Reflects securities acquirable by SPARC Master LP in connection with that certain additional forward purchase agreement ("Additional Forward Purchase Agreement"), dated September 29, 2023, between the Issuer and SPARC Master LP. Pursuant to the Additional Forward Purchase Agreement, SPARC Master LP has the right, but not the obligation, to purchase, in one or two tranches, a number of common shares of the surviving entity of the Issuer's business combination up to an amount equal to $3,500,000,000 less the amount obligated to be purchased by the Pershing Square Funds pursuant to the Committed Forward Purchase Agreement.

Footnote F9

(Continued from Footnote 8) For purposes of this Form 4, the Reporting Persons have assumed a Final Exercise Price equal to $10.00 and therefore the SPARC Master LP will have the right, but not the obligation, to purchase up to 3,250,000 additional forward purchase shares ("Additional Forward Purchase Shares") of the Issuer, at a price of $10.00 per Additional Forward Purchase Share. SPARC Master LP's right to purchase the Additional Forward Purchase Shares may be transferred, in whole or in part, to any entity that is managed by Pershing Square, but not to third parties. The Additional Forward Purchase Shares will generally not be transferable, assignable or salable until 180 days after the consummation of the Issuer's business combination.

Footnote F10

Prior to the Issuer's initial public distribution, Sponsor purchased, in a private placement, an aggregate of $35,892,480 of sponsor warrants ("Sponsor Warrants"), which will be exercisable, in the aggregate, for an amount of shares up to 4.95% of the outstanding shares (on a fully diluted basis) of the post-combination company, at a per share exercise price equal to 120% of the Final Exercise Price.

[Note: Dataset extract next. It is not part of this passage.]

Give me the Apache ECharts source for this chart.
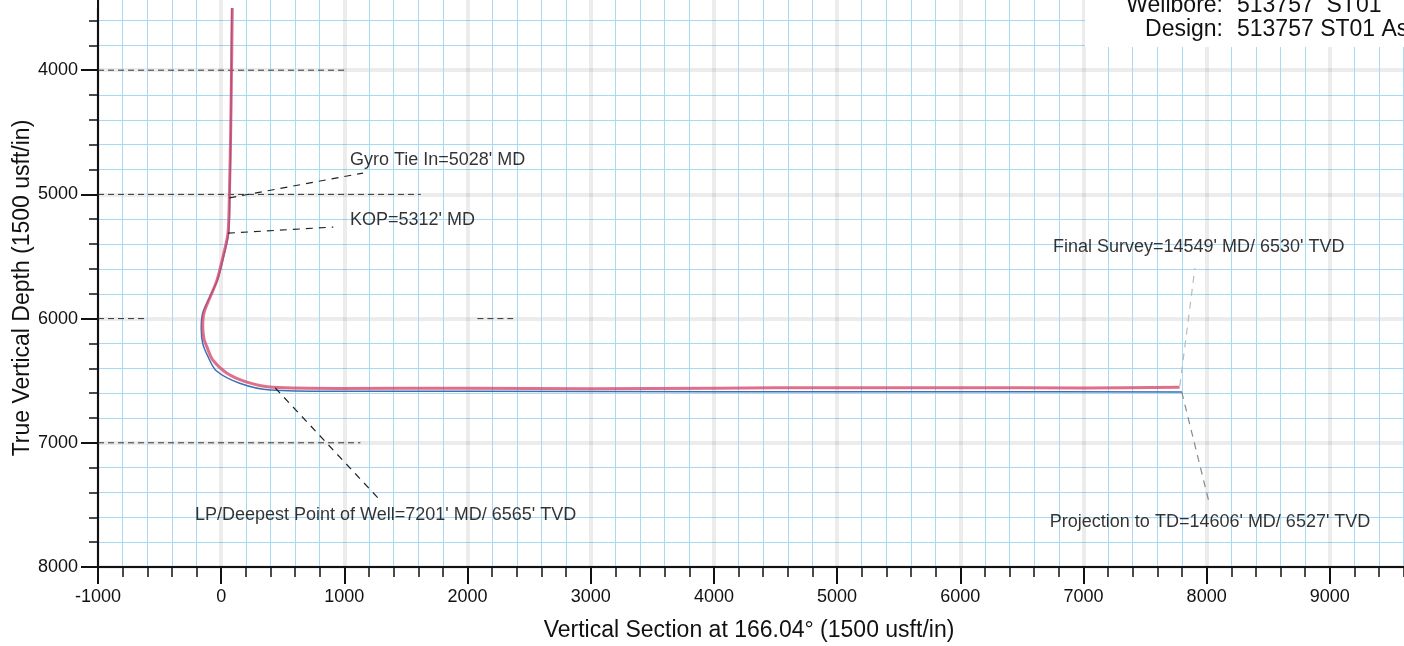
<!DOCTYPE html>
<html><head><meta charset="utf-8">
<script src="https://cdn.jsdelivr.net/npm/echarts@6/dist/echarts.min.js"></script>
<style>html,body{margin:0;padding:0;background:#fff}#c{width:1404px;height:646px}</style>
</head><body><div id="c"></div>
<script>
// ---- data (Vertical Section, TVD) ----
const actualVS  = [90, 84, 77, 66, 55, 15, -34, -91, -140, -150, -140, -115, -67, 47, 209, 420, 964, 2000, 3000, 4000, 5000, 6000, 7000, 7780];
const actualTVD = [3500, 4000, 4500, 5028, 5312, 5500, 5690, 5830, 5955, 6060, 6160, 6230, 6335, 6440, 6511, 6553, 6562, 6560, 6565, 6560, 6556, 6556, 6558, 6552];
const planVS    = [86, 78, 70, 60, 20, -30, -95, -150, -162, -150, -110, -40, 150, 400, 900, 2000, 4000, 6000, 7800];
const planTVD   = [3500, 4500, 5000, 5312, 5500, 5690, 5830, 5955, 6080, 6200, 6300, 6420, 6520, 6575, 6585, 6585, 6588, 6588, 6590];

const annTexts  = ["Gyro Tie In=5028' MD", "KOP=5312' MD", "LP/Deepest Point of Well=7201' MD/ 6565' TVD", "Final Survey=14549' MD/ 6530' TVD", "Projection to TD=14606' MD/ 6527' TVD"];
const annTextVS  = [1045, 1045, -213, 6752, 6727];
const annTextTVD = [4724, 5207, 7581, 5424, 7638];
const annFromVS  = [66, 55, 439, 7782, 7798];
const annFromTVD = [5028, 5312, 6559, 6543, 6591];
const annToVS    = [1151, 910, 1289, 7905, 8025];
const annToTVD   = [4828, 5263, 7461, 5593, 7501];
const annColors  = ['#222', '#222', '#222', '#bbb', '#888'];

// dashed black fragments of major grid on the sheet
const fragTVD    = [4000, 5000, 7000, 6000, 6000];
const fragFromVS = [-1000, -1000, -1000, -1000, 2080];
const fragToVS   = [1000, 1620, 1130, -620, 2370];

const xMin = -1000, xMax = 10000, xStep = 1000;
const yMin = 3000, yMax = 8000, yStep = 1000;
const xTitle = 'Vertical Section at 166.04° (1500 usft/in)';
const yTitle = 'True Vertical Depth (1500 usft/in)';
const wellbore = ['Wellbore:', '513757  ST01'];
const design = ['Design:', '513757 ST01 As'];

const zip = (a, b) => a.map((v, i) => [v, b[i]]);
const FONT = '"Liberation Sans", Arial, sans-serif';

const series = [];
fragTVD.forEach((t, i) => series.push({
  type: 'line', data: [[fragFromVS[i], t], [fragToVS[i], t]], symbol: 'none', silent: true, z: 3,
  lineStyle: { color: '#333', width: 1, type: [6, 4] }
}));
series.push({ type: 'line', name: 'Plan', data: zip(planVS, planTVD), symbol: 'none', smooth: 0.3, z: 5,
  lineStyle: { color: '#3d6fb5', width: 1.5 } });
series.push({ type: 'line', name: 'Actual', data: zip(actualVS, actualTVD), symbol: 'none', smooth: 0.3, z: 6,
  lineStyle: { color: 'rgba(214,72,105,0.78)', width: 3 } });
annTexts.forEach((txt, i) => {
  series.push({ type: 'line', data: [[annFromVS[i], annFromTVD[i]], [annToVS[i], annToTVD[i]]], symbol: 'none', silent: true, z: 7,
    lineStyle: { color: annColors[i], width: 1.2, type: [7, 6] } });
  series.push({ type: 'scatter', data: [[annTextVS[i], annTextTVD[i]]], symbolSize: 0, silent: true, z: 8,
    label: { show: true, position: 'right', distance: 0, formatter: txt, color: '#000', fontSize: 18, fontFamily: FONT } });
});

const chart = echarts.init(document.getElementById('c'), null, { renderer: 'canvas' });
chart.setOption({
  backgroundColor: '#fff',
  animation: false,
  grid: { left: 98, top: -54, width: 1355, height: 621, containLabel: false, outerBoundsMode: 'none' },
  xAxis: {
    type: 'value', min: xMin, max: xMax, interval: xStep,
    axisLine: { show: true, onZero: false, lineStyle: { color: '#111', width: 2 } },
    axisTick: { show: true, length: 17, lineStyle: { color: '#111', width: 2 } },
    minorTick: { show: true, splitNumber: 5, length: 10, lineStyle: { color: '#111', width: 1.5 } },
    axisLabel: { margin: 21, color: '#111', fontSize: 18, fontFamily: FONT, formatter: v => String(v) },
    splitLine: { show: true, lineStyle: { color: 'rgba(120,120,120,0.14)', width: 4 } },
    minorSplitLine: { show: true, lineStyle: { color: '#a6d9f2', width: 1 } }
  },
  yAxis: {
    type: 'value', inverse: true, min: yMin, max: yMax, interval: yStep,
    axisLine: { show: true, onZero: false, lineStyle: { color: '#111', width: 2 } },
    axisTick: { show: true, length: 17, lineStyle: { color: '#111', width: 2 } },
    minorTick: { show: true, splitNumber: 5, length: 9, lineStyle: { color: '#111', width: 1.5 } },
    axisLabel: { margin: 20, color: '#111', fontSize: 18, fontFamily: FONT, formatter: v => String(v) },
    splitLine: { show: true, lineStyle: { color: 'rgba(120,120,120,0.14)', width: 4 } },
    minorSplitLine: { show: true, lineStyle: { color: '#a6d9f2', width: 1 } }
  },
  series: series,
  graphic: [
    { type: 'rect', shape: { x: 0, y: 0, width: 97, height: 8 }, style: { fill: '#fff' }, z: 49 },
    { type: 'rect', shape: { x: 1085, y: 0, width: 330, height: 47 }, style: { fill: '#fff' }, z: 50 },
    { type: 'text', x: 1223, y: 6, z: 51, style: { text: wellbore[0], align: 'right', verticalAlign: 'middle', font: '23px ' + FONT, fill: '#111' } },
    { type: 'text', x: 1237, y: 6, z: 51, style: { text: wellbore[1], align: 'left', verticalAlign: 'middle', font: '23px ' + FONT, fill: '#111' } },
    { type: 'text', x: 1223, y: 30, z: 51, style: { text: design[0], align: 'right', verticalAlign: 'middle', font: '23px ' + FONT, fill: '#111' } },
    { type: 'text', x: 1237, y: 30, z: 51, style: { text: design[1], align: 'left', verticalAlign: 'middle', font: '23px ' + FONT, fill: '#111' } },
    { type: 'text', x: 749, y: 631, z: 51, style: { text: xTitle, align: 'center', verticalAlign: 'middle', font: '23px ' + FONT, fill: '#111' } },
    { type: 'text', x: 23, y: 288, rotation: Math.PI / 2, z: 51, style: { text: yTitle, align: 'center', verticalAlign: 'middle', font: '23px ' + FONT, fill: '#111' } }
  ]
});
</script></body></html>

The actual percentage of shares on a fully diluted basis into which the Sponsor Warrants are exercisable will be depend on and be decreased ratably in the event that (1) the aggregate funds raised at the closing of the business combination from the exercise of the SPARs and the amount purchased by SPARC Master LP pursuant to the Additional Forward Purchase Agreement, if any, is less than (2) the amount of funds that would have been raised if 100% of the issued SPARs had been exercised at the closing of the business combination.

Footnote F11

(Continued from Footnote 10) The Sponsor Warrants will generally not be transferable, assignable or salable until three years after the consummation of the Issuer's business combination, and expire 10 years after the date of the Issuer's business combination.